• [Task to complete]:
Repeat the listing exactly as given, omitting every image.

BEGIN Given material

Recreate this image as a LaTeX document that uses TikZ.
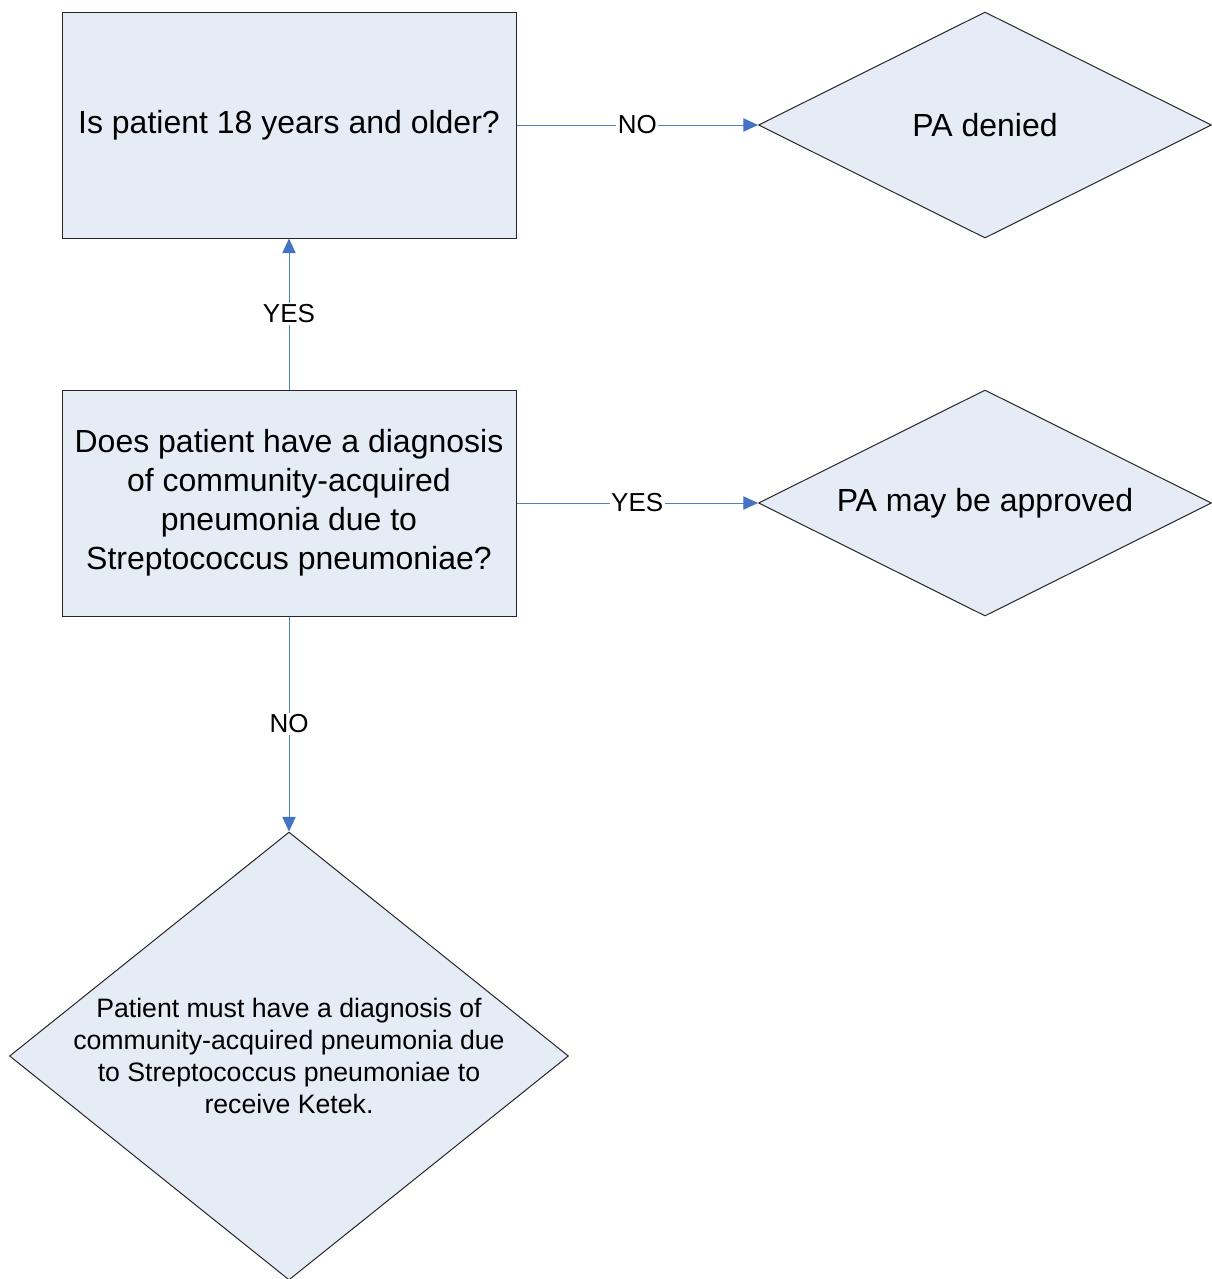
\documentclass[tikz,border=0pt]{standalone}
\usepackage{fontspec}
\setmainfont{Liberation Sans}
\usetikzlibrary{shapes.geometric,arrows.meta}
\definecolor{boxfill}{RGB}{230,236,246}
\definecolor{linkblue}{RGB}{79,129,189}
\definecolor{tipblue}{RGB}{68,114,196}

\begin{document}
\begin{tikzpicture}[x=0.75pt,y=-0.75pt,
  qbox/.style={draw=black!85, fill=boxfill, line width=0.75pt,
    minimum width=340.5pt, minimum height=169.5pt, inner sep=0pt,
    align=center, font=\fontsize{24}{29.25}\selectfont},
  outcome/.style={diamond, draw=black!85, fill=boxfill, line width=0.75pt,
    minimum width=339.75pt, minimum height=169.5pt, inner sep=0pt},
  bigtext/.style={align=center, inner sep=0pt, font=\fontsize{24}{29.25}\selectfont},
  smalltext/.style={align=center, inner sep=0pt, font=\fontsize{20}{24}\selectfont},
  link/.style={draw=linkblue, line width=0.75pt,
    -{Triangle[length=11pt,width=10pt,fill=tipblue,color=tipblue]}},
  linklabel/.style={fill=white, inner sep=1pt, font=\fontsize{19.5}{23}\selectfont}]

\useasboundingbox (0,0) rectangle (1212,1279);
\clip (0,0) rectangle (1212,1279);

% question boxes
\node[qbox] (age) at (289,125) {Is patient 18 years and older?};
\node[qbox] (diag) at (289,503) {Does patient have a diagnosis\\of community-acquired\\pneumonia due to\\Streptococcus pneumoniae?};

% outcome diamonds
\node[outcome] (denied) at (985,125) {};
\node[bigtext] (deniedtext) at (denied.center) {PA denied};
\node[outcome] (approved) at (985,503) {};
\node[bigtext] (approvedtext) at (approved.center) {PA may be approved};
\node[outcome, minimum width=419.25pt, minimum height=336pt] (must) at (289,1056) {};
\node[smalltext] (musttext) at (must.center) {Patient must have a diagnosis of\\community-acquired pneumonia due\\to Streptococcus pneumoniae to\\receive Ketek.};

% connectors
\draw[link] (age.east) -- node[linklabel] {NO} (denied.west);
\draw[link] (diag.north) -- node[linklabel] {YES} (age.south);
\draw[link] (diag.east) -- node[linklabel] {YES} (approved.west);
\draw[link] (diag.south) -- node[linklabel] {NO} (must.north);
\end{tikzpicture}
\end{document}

END Given material

• [Solution for this task]:
Recreate this image as a LaTeX document that uses TikZ.
\documentclass[tikz,border=0pt]{standalone}
\usepackage{fontspec}
\setmainfont{Liberation Sans}
\usetikzlibrary{shapes.geometric,arrows.meta}
\definecolor{boxfill}{RGB}{230,236,246}
\definecolor{linkblue}{RGB}{79,129,189}
\definecolor{tipblue}{RGB}{68,114,196}

\begin{document}
\begin{tikzpicture}[x=0.75pt,y=-0.75pt,
  qbox/.style={draw=black!85, fill=boxfill, line width=0.75pt,
    minimum width=340.5pt, minimum height=169.5pt, inner sep=0pt,
    align=center, font=\fontsize{24}{29.25}\selectfont},
  outcome/.style={diamond, draw=black!85, fill=boxfill, line width=0.75pt,
    minimum width=339.75pt, minimum height=169.5pt, inner sep=0pt},
  bigtext/.style={align=center, inner sep=0pt, font=\fontsize{24}{29.25}\selectfont},
  smalltext/.style={align=center, inner sep=0pt, font=\fontsize{20}{24}\selectfont},
  link/.style={draw=linkblue, line width=0.75pt,
    -{Triangle[length=11pt,width=10pt,fill=tipblue,color=tipblue]}},
  linklabel/.style={fill=white, inner sep=1pt, font=\fontsize{19.5}{23}\selectfont}]

\useasboundingbox (0,0) rectangle (1212,1279);
\clip (0,0) rectangle (1212,1279);

% question boxes
\node[qbox] (age) at (289,125) {Is patient 18 years and older?};
\node[qbox] (diag) at (289,503) {Does patient have a diagnosis\\of community-acquired\\pneumonia due to\\Streptococcus pneumoniae?};

% outcome diamonds
\node[outcome] (denied) at (985,125) {};
\node[bigtext] (deniedtext) at (denied.center) {PA denied};
\node[outcome] (approved) at (985,503) {};
\node[bigtext] (approvedtext) at (approved.center) {PA may be approved};
\node[outcome, minimum width=419.25pt, minimum height=336pt] (must) at (289,1056) {};
\node[smalltext] (musttext) at (must.center) {Patient must have a diagnosis of\\community-acquired pneumonia due\\to Streptococcus pneumoniae to\\receive Ketek.};

% connectors
\draw[link] (age.east) -- node[linklabel] {NO} (denied.west);
\draw[link] (diag.north) -- node[linklabel] {YES} (age.south);
\draw[link] (diag.east) -- node[linklabel] {YES} (approved.west);
\draw[link] (diag.south) -- node[linklabel] {NO} (must.north);
\end{tikzpicture}
\end{document}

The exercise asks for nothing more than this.